Topping-Out Ceremony for Theologies Campus
Around 19,000 square metres of floor space, room for 500 staff and 4,400 students, and three new builds with up to five storeys: these figures alone reveal the dimensions of the building project located between Robert Koch Straße and Hüfferstraße. The new Hüffer Campus, which will include the University of Münster’s Theologies and Religious Studies Campus – the only one of its kind in Germany – has now had its topping-out ceremony, which marks an important milestone. In around two years’ time, one of the largest building sites in Münster is due to be completed. In late 2025, the Faculty of Protestant and Catholic Theology and the Centre of Islamic Theology are set to be housed in one building complex – something entirely new.

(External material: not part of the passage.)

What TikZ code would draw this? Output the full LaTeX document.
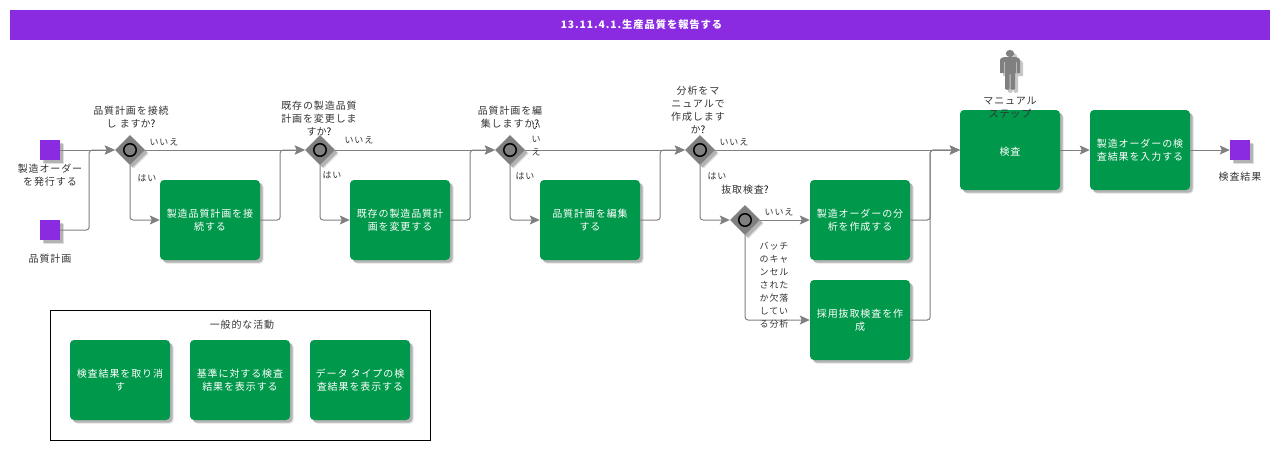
\documentclass[tikz,border=0pt]{standalone}
\usepackage{fontspec}
\setmainfont{Noto Sans CJK JP}[LetterSpace=9]
\usetikzlibrary{shapes.geometric,arrows.meta,shadows}
\definecolor{titlec}{HTML}{8A2BE2}
\definecolor{boxc}{HTML}{00984A}
\definecolor{linec}{HTML}{808080}
\definecolor{txtc}{HTML}{333333}
\newcommand{\qm}{\textcolor{black}{?}}
\newcommand{\figbody}{(-10,60) to[out=90,in=180] (-6,57.2) -- (6,57.2) to[out=0,in=90] (10,60) -- (10,73) -- (5,73) -- (5,88.5) to[out=-90,in=-90] (0.5,88.5) -- (0.5,74) -- (-0.5,74) -- (-0.5,88.5) to[out=-90,in=-90] (-5,88.5) -- (-5,73) -- (-10,73) -- cycle}
\tikzset{
  shade3/.style={drop shadow={shadow xshift=3.6pt,shadow yshift=-3.6pt,fill=black,opacity=.12},drop shadow={shadow xshift=2.6pt,shadow yshift=-2.6pt,fill=black,opacity=.2}},
  task/.style={shade3,fill=boxc,rounded corners=4pt,minimum width=100pt,minimum height=80pt,inner sep=0pt,align=center,text=white,font=\fontsize{10}{13}\selectfont,execute at begin node={\rule{0pt}{11pt}}},
  gate/.style={shade3,diamond,aspect=1,fill=linec,minimum width=30pt,minimum height=30pt,inner sep=0pt},
  ring/.style={circle,draw=black,line width=1.5pt,fill=linec,minimum size=12.5pt,inner sep=0pt},
  ev/.style={shade3,fill=titlec,minimum width=20pt,minimum height=20pt,inner sep=0pt},
  lab/.style={inner sep=0pt,align=center,text=txtc,font=\fontsize{10}{13}\selectfont},
  sm/.style={inner sep=0pt,align=center,text=txtc,font=\fontsize{9}{13}\selectfont},
  conn/.style={draw=linec,line width=1pt,rounded corners=3pt,-{Stealth[length=10pt,width=9pt,inset=2pt]}},
}
\begin{document}
\begin{tikzpicture}[x=1pt,y=-1pt]
\useasboundingbox (0,0) rectangle (1285,450);
\node[fill=titlec,minimum width=1260pt,minimum height=30pt,inner sep=0pt,text=white,font=\fontsize{10.3}{12}\selectfont\bfseries] (title) at (640,25) {\hspace{3pt}13.11.4.1.生産品質を報告する};

% group
\node[draw=black,line width=1pt,minimum width=380pt,minimum height=130pt,inner sep=0pt] (grp) at (240,375) {};
\node[lab] (grpt) at (242,325) {一般的な活動};
\node[task] (a1) at (120,380) {検査結果を取り消\\す};
\node[task] (a2) at (240,380) {基準に対する検査\\結果を表示する};
\node[task] (a3) at (360,380) {データ タイプの検\\査結果を表示する};

% events
\node[ev] (s1) at (50,150) {};
\node[ev] (s2) at (50,230) {};
\node[ev] (e1) at (1240,150) {};

% gateways
\node[gate] (g1) at (130,150) {};
\node[gate] (g2) at (320,150) {};
\node[gate] (g3) at (510,150) {};
\node[gate] (g4) at (700,150) {};
\node[gate] (g5) at (745,220) {};

% tasks
\node[task] (b1) at (210,220) {製造品質計画を接\\続する};
\node[task] (b2) at (400,220) {既存の製造品質計\\画を変更する};
\node[task] (b3) at (590,220) {品質計画を編集\\する};
\node[task] (b4) at (860,220) {製造オーダーの分\\析を作成する};
\node[task] (b5) at (860,320) {採用抜取検査を作\\成};
\node[task] (b6) at (1010,150) {検査};
\node[task] (b7) at (1140,150) {製造オーダーの検\\査結果を入力する};

% connectors
\draw[conn] (s1.east) -- (g1.west);
\draw[conn] (s2.east) -- ++(29,0) |- (g1.west);
\draw[conn] (g1.east) -- (g2.west);
\draw[conn] (g1.south) |- (b1.west);
\draw[conn] (b1.east) -- ++(20,0) |- (g2.west);
\draw[conn] (g2.east) -- (g3.west);
\draw[conn] (g2.south) |- (b2.west);
\draw[conn] (b2.east) -- ++(20,0) |- (g3.west);
\draw[conn] (g3.east) -- (g4.west);
\draw[conn] (g3.south) |- (b3.west);
\draw[conn] (b3.east) -- ++(20,0) |- (g4.west);
\draw[conn] (g4.east) -- (b6.west);
\draw[conn] (g4.south) |- (g5.west);
\draw[conn] (g5.east) -- (b4.west);
\draw[conn] (g5.south) |- (b5.west);
\draw[conn] (b4.east) -- ++(20,0) |- (b6.west);
\draw[conn] (b5.east) -- ++(20,0) |- (b6.west);
\draw[conn] (b6.east) -- (b7.west);
\draw[conn] (b7.east) -- (e1.west);

% gateway rings
\node[ring] (r1) at (g1) {};
\node[ring] (r2) at (g2) {};
\node[ring] (r3) at (g3) {};
\node[ring] (r4) at (g4) {};
\node[ring] (r5) at (g5) {};

% person
\begin{scope}[shift={(1010,0)}]
  \begin{scope}[shift={(3,3)}]
    \fill[black,opacity=.22] (0,53.5) ellipse (4.2 and 3.6);
    \fill[black,opacity=.22] \figbody;
  \end{scope}
  \fill[linec] (0,53.5) ellipse (4.2 and 3.6);
  \fill[linec] \figbody;
  \draw[white,opacity=.45,line width=.5pt] (-6.2,62) -- (-6.2,73) (6.2,62) -- (6.2,73);
\end{scope}

% labels
\node[lab] (ls1) at (50,175) {製造オーダー\\を発行する};
\node[lab] (ls2) at (50,259) {品質計画};
\node[lab] (le1) at (1240,176.5) {検査結果};
\node[lab] (lp) at (1010,108) {マニュアル\\ステップ};
\node[lab] (q1) at (131,117) {品質計画を接続\\し ます\mbox{か\qm}};
\node[lab] (q2) at (319,118.5) {既存の製造品質\\計画を変更しま\\す\mbox{か\qm}};
\node[lab] (q3) at (510,117) {品質計画を編\\集しますか\qm};
\node[lab] (q4) at (698,110) {分析をマ\\ニュアルで\\作成します\\か\qm};
\node[lab] (q5) at (745,189.5) {抜取検査\qm};
\node[sm] (n1) at (164,142) {いいえ};
\node[sm] (n2) at (359,140) {いいえ};
\node[sm] (n3) at (536,140) {い\\い\\え};
\node[sm] (n4) at (734,142) {いいえ};
\node[sm] (n5) at (779,212) {いいえ};
\node[sm] (y1) at (147,178) {はい};
\node[sm] (y2) at (332,175) {はい};
\node[sm] (y3) at (525,176) {はい};
\node[sm] (y4) at (717,176) {はい};
\node[sm] (y5) at (774,285) {バッチ\\のキャ\\ンセル\\された\\か欠落\\してい\\る分析};
\end{tikzpicture}
\end{document}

It was draughty – but sunny – when Hendrik Wüst, the Minister-President of North Rhine-Westphalia, inspected the construction site and, in keeping with tradition, hammered in the final nail and then gave numerous interviews on this project whose progress has been keenly followed all over Germany. Places where dialogue and solidarity can find expression are particularly important nowadays, Wüst emphasised. “My thanks go to you for seeking out what binds us together,” he said, addressing representatives of Münster University of Applied Sciences and Münster Student Support Services (Studierendenwerk) who are together designing the Hüffer Campus.
Three themes are also reflected in the architecture and the design: exchanging ideas, binding people together and promoting solidarity. The reddish-brown clinker-brick façades of the new buildings with their coloured concrete bordering are inspired by the listed Hüffer Foundation building. The idea of following this principle is to produce a harmonic overall appearance. There will be a Campus Square, which can be accessed from all directions and which will incorporate lawns, trees and roof gardens, as well as a refectory with an outside terrace – all features which will invite visitors to rest and relax – and there will also be a library with work zones for individual and group work. “A centre of excellent research and teaching will arise around one of the largest theological libraries in Europe,” said Prof. Johannes Wessels, Rector of the University.

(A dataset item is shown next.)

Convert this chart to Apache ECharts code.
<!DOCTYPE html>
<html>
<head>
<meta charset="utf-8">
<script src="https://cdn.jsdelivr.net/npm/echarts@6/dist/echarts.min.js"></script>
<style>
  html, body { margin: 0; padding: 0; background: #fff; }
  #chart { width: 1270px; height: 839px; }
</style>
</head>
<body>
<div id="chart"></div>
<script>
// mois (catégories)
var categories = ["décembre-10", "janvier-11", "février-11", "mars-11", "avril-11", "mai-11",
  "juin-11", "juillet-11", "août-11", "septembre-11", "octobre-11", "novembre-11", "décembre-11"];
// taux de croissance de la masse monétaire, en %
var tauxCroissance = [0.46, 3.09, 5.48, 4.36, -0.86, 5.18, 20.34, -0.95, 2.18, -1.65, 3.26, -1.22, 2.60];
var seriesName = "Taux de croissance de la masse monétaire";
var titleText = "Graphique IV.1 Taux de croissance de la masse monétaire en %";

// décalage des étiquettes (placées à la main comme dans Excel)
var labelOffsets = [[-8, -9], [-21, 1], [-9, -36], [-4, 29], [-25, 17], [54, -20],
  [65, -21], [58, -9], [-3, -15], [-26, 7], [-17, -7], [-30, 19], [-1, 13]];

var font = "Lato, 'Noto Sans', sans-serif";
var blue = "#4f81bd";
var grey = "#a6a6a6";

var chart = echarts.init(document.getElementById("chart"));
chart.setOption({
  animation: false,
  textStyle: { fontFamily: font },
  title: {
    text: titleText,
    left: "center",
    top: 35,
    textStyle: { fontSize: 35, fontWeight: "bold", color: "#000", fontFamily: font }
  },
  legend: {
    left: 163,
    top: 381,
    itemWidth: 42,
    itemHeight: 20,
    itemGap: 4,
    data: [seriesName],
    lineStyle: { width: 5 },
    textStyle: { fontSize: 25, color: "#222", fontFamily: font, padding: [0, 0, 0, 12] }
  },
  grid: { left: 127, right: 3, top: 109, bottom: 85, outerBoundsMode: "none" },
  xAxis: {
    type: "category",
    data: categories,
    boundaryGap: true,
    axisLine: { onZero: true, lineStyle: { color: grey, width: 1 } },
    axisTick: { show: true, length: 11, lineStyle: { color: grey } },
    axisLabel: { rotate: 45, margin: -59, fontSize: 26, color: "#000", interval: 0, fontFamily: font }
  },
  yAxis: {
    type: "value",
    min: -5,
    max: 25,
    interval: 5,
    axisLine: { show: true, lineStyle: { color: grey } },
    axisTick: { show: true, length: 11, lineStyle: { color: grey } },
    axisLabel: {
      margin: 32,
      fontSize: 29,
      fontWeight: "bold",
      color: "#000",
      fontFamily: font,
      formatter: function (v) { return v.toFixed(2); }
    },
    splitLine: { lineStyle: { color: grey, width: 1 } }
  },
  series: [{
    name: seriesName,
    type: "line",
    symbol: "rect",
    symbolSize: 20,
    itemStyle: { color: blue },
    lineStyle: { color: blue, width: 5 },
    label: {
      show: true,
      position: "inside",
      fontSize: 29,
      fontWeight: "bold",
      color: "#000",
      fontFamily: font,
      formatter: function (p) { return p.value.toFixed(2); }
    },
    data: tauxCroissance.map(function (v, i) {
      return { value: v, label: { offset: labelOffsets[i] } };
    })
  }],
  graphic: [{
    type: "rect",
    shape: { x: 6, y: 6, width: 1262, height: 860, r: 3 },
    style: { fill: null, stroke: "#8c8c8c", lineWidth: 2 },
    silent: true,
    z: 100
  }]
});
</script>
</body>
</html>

Wessels also pointed out the importance of universities for the whole of society. The University of Münster was a “safe space”, he said, in which it was also possible to “discuss conflicts which cannot be resolved”. The Theologies and Religious Studies Campus being planned at the University of Münster was an outstanding example, he added, of this aspiration and this promise.
The construction work – carried out under the auspices of North Rhine-Westphalia’s Department of Building and Real Estate Management (BLB) – have been progressing rapidly so far. It was only in November 2022 that the experts began constructing the underground garage – and now, one year later, the third shell construction for the largest of the buildings, with five storeys, has almost been completed. A covered walkway will form the bridge connecting the Theologies Campus with the historic Hüffer Foundation building. 4,000 square metres have been set aside for the specialist library containing a good half a million volumes and numerous journals.
Münster University of Applied Sciences will be locating its Departments of Social Work and Health on the site, along with some of its central service facilities, and the Münster Student Support Services will be building a third large refectory in the immediate vicinity. The underground garage will provide parking spaces for 270 cars and 1,200 bicycles, and there will also be charging points for electric vehicles.
“We’re well on schedule,” says Markus Vieth, head of the Münster office of the BLB Department. The next work will be on finishing the clinker-brick façades and on weatherproofing the building before the winter arrives. After that, the interior work will begin which, along with the technical building installations, will constitute a considerable part of the overall work.